Flash flooding safety


by Emily Hummel


Posted on October 30, 2009 at 1:58 PM

Updated Friday, Oct 30 at 1:58 PM

Flash floods and floods are the worst weather-related killer, causing about 140 deaths in the United States annually each year.

When flash flood watches or warnings are issued for your area, remember the following:


  • If ordered to evacuate or if rising water is threatening, leave immediately and get to higher ground. 
  • If your home is in a flood-prone area, make a list of personal items to protect from flood waters. If you don't know whether you live in a flood-prone area, contact Austin's Stormwater Management Division at 499-7104. 
  • The City of Austin staffs an Emergency Operations Center that monitors creeks during heavy storms and relays information about threatening situations immediately to the news media. Keep up with the news for current information.

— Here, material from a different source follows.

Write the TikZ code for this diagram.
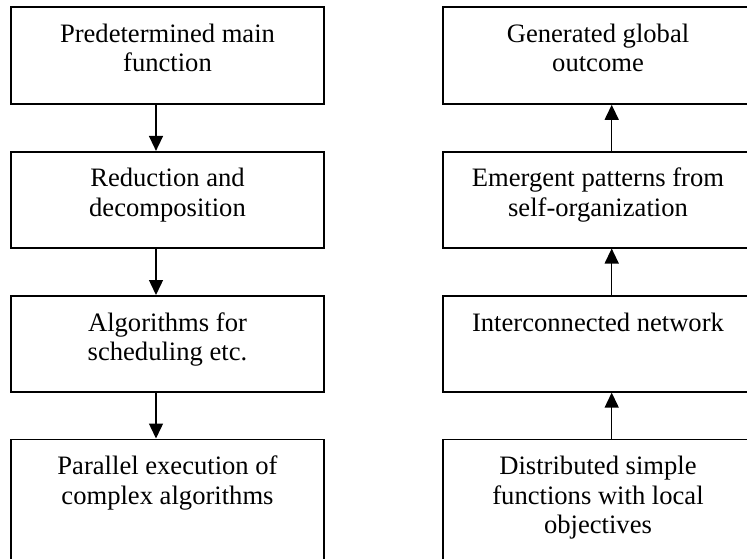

  • Go to higher ground immediately. Avoid small rivers or streams, low spots, canyons, dry creekbeds, etc. 
  • Do not try to walk through flowing water more than ankle deep! 
  • Do not allow children to play around streams, drainage ditches or viaducts, storm drains, or other flooded areas. 
  • Rafting and tubing in swollen creeks is life-threatening. All boating, rafting, canoeing and tubing are illegal on all waterways within Austin if a Boating Ban is declared by the Fire Chief.


  • DO NOT DRIVE THROUGH FLOODED AREAS! The large majority of flash-flooding deaths strike people driving through flooded areas. Some vehicles will float in as little as 12 inches of fast-moving water, which can displace 1,500 pounds. 
  • Don't drive or walk into water that is flowing across low water crossings, bridges or any other area. The road under the water could be washed out. 
  • Don't pass or move street barricades set up at low water crossings and flooded areas. If you drive around a barricade, you are subject to a $200 fine.